This installment of Making It, Ourselves feels very different from the last one (about my Bellows cardigan). The Bellows post came at the end of a 2-month-long process. Today’s is the result of just an afternoon of labor. Partly, that’s the difference between knitting and sewing. But also it’s the difference between a garment that I hope to wear for ages and a piece of quiet art that doesn’t need to fit any particular dimensions; it just needs to serve as a little reminder, a little tribute to the 19th-century seamstresses whose bodies were exploited and exhausted—and sometimes excited by the immoral rhythms of their sewing machines. (<– See last month’s History Project for more on that.) So, what I’ve made is not a perfect example of master sewing (not even close!), but it’ll hang on my wall and send out a reminding wave whenever I pass by.

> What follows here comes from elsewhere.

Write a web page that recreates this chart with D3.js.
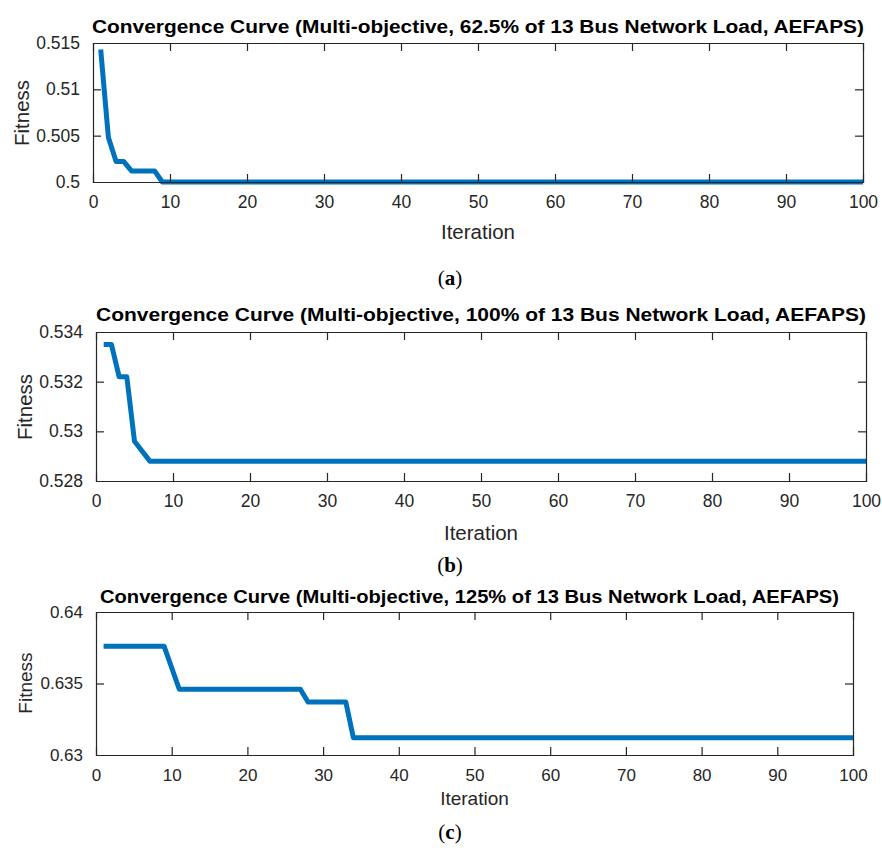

When I thought about what might constitute a fitting homage to the excited seamstresses, I knew that it would have to be created using my sewing machine (obvs) and that its design would be based on rhythm and repetition. A wave motif seemed appropriate, as it satisfied the rhythmic-and-repetitive requirement and also could capture the back-and-forth surges of the act of sewing (especially as it would have been strenuously enacted on those first sewing machines). Additionally, I had the metaphorical meanings of a wave in mind—the experience of “waves” of pain or “waves” of pleasure. With these ideas in mind, I gathered my materials and set to work.
*a floral fabric from my stash (a visual reference to the images of femininity that emerged in that era)
*some ivory lace from my grandmother’s sewing bin (a nod to all generations of crafters who have come before me—and also a whimsical, delicate touch to represent their secret pleasures)
*dark brown thread (to be used for the regular, automated waves created by the pre-programmed sewing machine—this darker color is intended to stand out more than the lighter purple color)
*light purple thread (to be used for the freeform, oceanic waves that subtly writhe underneath—this color choice might be viewed as simply “feminine” or it might be viewed as a reference to the early incarnation of a “lavender scare” that informed male physicians’ concern about the sewing machine’s potential lesbian effects)
*a simple wood frame and a staple gun
The machine-made waves symbolize the seamstresses’ repetitive, regulated labor—the long hours spent seated at the machine that liberated them from hand stitching but created a new form of exhausting movement. The lavender waves, sewn first and thus subtly underneath the darker ones, represent a different kind of repetitive rhythm—the waves of pleasure that, for some, were the secret side effect of such repetitive movements.
From a distance, it’s hard to see the stitching at all; it just looks like framed floral fabric. When you step closer, though, you begin to notice the construction that went into the piece, the labor that is only subtly visible on the surface of the fabric. I’ll be honest: that wasn’t intentional. It’s just hard to see the thread weights and colors that I chose (especially the purple). But in the end, I like that effect so much that I might as well have chosen it deliberately. It will remind me to look more closely at garments and objects, to think about the labor (or pleasure) that went into their making.
One detail that was intentional is the visibility of the printed fabric edging—the diagonal line that numerically depicts the fabric’s color palette and gives printing information. This inclusion gives the piece a modern touch, since the fabric in a 19th-century factory would not have featured such an edge. Also, in a more straightforward way, it allows the viewer to see exactly how the fabric pieces are connected, making visible a joining that would normally be hidden.
So that’s it. A sweet little square that commemorates a bittersweet moment in textile history when the invention that saved women hours of labor also exposed them to new dimensions of sexual critique.